In the listing that follows, retype every line from the first through the one containing "const fmt = (v)". Pictures are to be left out.
• • • • •
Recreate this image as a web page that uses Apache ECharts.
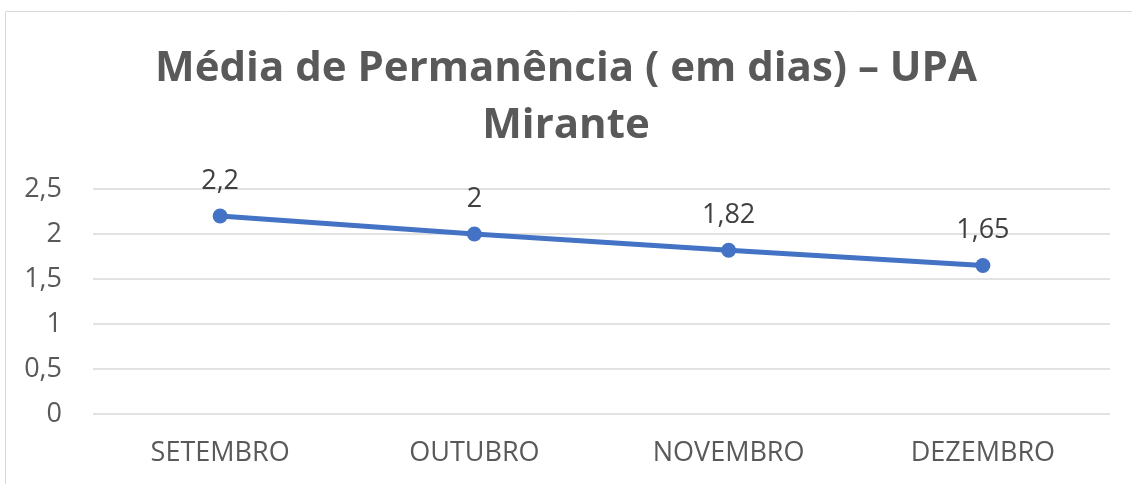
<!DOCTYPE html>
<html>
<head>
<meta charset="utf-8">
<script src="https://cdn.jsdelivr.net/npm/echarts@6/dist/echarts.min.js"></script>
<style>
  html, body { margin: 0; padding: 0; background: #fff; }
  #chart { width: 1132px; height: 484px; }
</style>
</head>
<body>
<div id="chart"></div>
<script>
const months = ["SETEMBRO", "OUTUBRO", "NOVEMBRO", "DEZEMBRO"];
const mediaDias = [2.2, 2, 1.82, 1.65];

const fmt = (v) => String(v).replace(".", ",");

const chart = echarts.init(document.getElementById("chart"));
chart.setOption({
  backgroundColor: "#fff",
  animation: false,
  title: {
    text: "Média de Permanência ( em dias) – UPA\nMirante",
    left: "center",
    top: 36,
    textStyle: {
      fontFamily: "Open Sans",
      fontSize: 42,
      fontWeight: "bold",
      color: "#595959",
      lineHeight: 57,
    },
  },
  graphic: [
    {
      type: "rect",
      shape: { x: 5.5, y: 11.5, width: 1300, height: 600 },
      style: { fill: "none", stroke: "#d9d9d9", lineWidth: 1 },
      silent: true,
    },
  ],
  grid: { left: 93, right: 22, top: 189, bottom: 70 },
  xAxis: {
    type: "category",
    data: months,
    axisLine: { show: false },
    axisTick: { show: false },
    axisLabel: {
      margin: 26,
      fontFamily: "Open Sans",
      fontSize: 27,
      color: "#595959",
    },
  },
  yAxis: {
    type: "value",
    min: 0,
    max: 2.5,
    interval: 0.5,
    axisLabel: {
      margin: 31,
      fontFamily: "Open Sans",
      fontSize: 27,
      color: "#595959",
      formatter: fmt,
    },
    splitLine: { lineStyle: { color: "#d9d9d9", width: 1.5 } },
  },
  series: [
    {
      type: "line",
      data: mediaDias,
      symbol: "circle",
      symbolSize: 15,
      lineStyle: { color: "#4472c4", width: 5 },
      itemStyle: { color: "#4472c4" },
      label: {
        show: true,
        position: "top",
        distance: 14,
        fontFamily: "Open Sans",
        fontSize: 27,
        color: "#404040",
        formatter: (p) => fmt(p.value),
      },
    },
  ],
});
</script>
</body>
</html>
• • • • •
Solution for this exercise =>
Recreate this image as a web page that uses Apache ECharts.
<!DOCTYPE html>
<html>
<head>
<meta charset="utf-8">
<script src="https://cdn.jsdelivr.net/npm/echarts@6/dist/echarts.min.js"></script>
<style>
  html, body { margin: 0; padding: 0; background: #fff; }
  #chart { width: 1132px; height: 484px; }
</style>
</head>
<body>
<div id="chart"></div>
<script>
const months = ["SETEMBRO", "OUTUBRO", "NOVEMBRO", "DEZEMBRO"];
const mediaDias = [2.2, 2, 1.82, 1.65];

const fmt = (v) => String(v).replace(".", ",");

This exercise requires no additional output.